Direction.
Quote the data below in full, minus the images.
****
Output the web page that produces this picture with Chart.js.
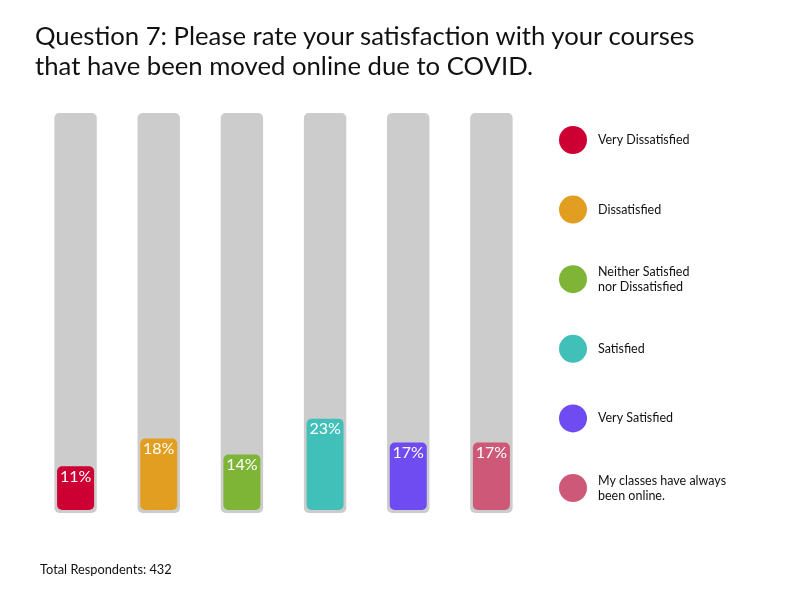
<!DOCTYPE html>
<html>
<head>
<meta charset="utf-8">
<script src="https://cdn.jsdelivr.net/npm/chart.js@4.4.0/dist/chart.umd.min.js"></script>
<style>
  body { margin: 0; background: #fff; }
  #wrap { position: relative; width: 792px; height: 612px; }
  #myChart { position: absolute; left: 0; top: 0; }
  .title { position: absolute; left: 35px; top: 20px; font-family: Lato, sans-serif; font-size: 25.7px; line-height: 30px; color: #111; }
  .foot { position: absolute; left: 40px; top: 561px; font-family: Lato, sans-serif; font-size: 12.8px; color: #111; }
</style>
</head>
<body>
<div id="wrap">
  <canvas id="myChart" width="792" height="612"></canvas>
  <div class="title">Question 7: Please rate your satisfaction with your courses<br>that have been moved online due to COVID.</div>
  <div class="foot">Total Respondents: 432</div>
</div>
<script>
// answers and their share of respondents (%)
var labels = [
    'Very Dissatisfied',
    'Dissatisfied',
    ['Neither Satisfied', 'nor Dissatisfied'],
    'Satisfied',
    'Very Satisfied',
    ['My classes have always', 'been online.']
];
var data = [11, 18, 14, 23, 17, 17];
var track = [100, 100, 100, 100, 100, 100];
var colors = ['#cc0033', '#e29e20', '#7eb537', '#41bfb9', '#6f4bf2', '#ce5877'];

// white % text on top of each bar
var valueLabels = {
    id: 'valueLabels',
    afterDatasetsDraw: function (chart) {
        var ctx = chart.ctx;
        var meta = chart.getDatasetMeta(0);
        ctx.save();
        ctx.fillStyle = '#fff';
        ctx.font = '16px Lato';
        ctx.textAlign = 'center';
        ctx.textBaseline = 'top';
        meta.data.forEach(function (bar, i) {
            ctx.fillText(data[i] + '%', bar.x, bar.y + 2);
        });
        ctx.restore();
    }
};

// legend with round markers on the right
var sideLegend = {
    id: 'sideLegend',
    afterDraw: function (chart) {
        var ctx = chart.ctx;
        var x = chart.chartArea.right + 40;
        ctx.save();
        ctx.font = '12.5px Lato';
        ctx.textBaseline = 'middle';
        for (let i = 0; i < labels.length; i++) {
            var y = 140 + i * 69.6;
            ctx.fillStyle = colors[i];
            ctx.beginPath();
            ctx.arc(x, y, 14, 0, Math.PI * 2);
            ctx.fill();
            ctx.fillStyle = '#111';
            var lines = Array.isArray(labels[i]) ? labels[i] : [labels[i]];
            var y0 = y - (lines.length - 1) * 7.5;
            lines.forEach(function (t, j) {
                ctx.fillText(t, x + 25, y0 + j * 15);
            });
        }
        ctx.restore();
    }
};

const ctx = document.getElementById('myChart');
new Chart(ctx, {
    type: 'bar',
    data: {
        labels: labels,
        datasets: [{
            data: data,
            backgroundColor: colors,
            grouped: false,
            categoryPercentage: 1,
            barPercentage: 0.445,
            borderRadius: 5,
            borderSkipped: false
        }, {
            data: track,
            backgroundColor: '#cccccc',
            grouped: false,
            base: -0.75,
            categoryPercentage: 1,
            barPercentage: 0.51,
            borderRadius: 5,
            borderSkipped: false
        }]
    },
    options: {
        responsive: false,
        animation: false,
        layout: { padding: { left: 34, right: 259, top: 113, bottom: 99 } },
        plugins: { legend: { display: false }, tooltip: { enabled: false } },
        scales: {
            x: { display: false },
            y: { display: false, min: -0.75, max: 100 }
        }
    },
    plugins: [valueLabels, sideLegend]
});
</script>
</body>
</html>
****
Finished task.
Output the web page that produces this picture with Chart.js.
<!DOCTYPE html>
<html>
<head>
<meta charset="utf-8">
<script src="https://cdn.jsdelivr.net/npm/chart.js@4.4.0/dist/chart.umd.min.js"></script>
<style>
  body { margin: 0; background: #fff; }
  #wrap { position: relative; width: 792px; height: 612px; }
  #myChart { position: absolute; left: 0; top: 0; }
  .title { position: absolute; left: 35px; top: 20px; font-family: Lato, sans-serif; font-size: 25.7px; line-height: 30px; color: #111; }
  .foot { position: absolute; left: 40px; top: 561px; font-family: Lato, sans-serif; font-size: 12.8px; color: #111; }
</style>
</head>
<body>
<div id="wrap">
  <canvas id="myChart" width="792" height="612"></canvas>
  <div class="title">Question 7: Please rate your satisfaction with your courses<br>that have been moved online due to COVID.</div>
  <div class="foot">Total Respondents: 432</div>
</div>
<script>
// answers and their share of respondents (%)
var labels = [
    'Very Dissatisfied',
    'Dissatisfied',
    ['Neither Satisfied', 'nor Dissatisfied'],
    'Satisfied',
    'Very Satisfied',
    ['My classes have always', 'been online.']
];
var data = [11, 18, 14, 23, 17, 17];
var track = [100, 100, 100, 100, 100, 100];
var colors = ['#cc0033', '#e29e20', '#7eb537', '#41bfb9', '#6f4bf2', '#ce5877'];

// white % text on top of each bar
var valueLabels = {
    id: 'valueLabels',
    afterDatasetsDraw: function (chart) {
        var ctx = chart.ctx;
        var meta = chart.getDatasetMeta(0);
        ctx.save();
        ctx.fillStyle = '#fff';
        ctx.font = '16px Lato';
        ctx.textAlign = 'center';
        ctx.textBaseline = 'top';
        meta.data.forEach(function (bar, i) {
            ctx.fillText(data[i] + '%', bar.x, bar.y + 2);
        });
        ctx.restore();
    }
};

// legend with round markers on the right
var sideLegend = {
    id: 'sideLegend',
    afterDraw: function (chart) {
        var ctx = chart.ctx;
        var x = chart.chartArea.right + 40;
        ctx.save();
        ctx.font = '12.5px Lato';
        ctx.textBaseline = 'middle';
        for (let i = 0; i < labels.length; i++) {
            var y = 140 + i * 69.6;
            ctx.fillStyle = colors[i];
            ctx.beginPath();
            ctx.arc(x, y, 14, 0, Math.PI * 2);
            ctx.fill();
            ctx.fillStyle = '#111';
            var lines = Array.isArray(labels[i]) ? labels[i] : [labels[i]];
            var y0 = y - (lines.length - 1) * 7.5;
            lines.forEach(function (t, j) {
                ctx.fillText(t, x + 25, y0 + j * 15);
            });
        }
        ctx.restore();
    }
};

const ctx = document.getElementById('myChart');
new Chart(ctx, {
    type: 'bar',
    data: {
        labels: labels,
        datasets: [{
            data: data,
            backgroundColor: colors,
            grouped: false,
            categoryPercentage: 1,
            barPercentage: 0.445,
            borderRadius: 5,
            borderSkipped: false
        }, {
            data: track,
            backgroundColor: '#cccccc',
            grouped: false,
            base: -0.75,
            categoryPercentage: 1,
            barPercentage: 0.51,
            borderRadius: 5,
            borderSkipped: false
        }]
    },
    options: {
        responsive: false,
        animation: false,
        layout: { padding: { left: 34, right: 259, top: 113, bottom: 99 } },
        plugins: { legend: { display: false }, tooltip: { enabled: false } },
        scales: {
            x: { display: false },
            y: { display: false, min: -0.75, max: 100 }
        }
    },
    plugins: [valueLabels, sideLegend]
});
</script>
</body>
</html>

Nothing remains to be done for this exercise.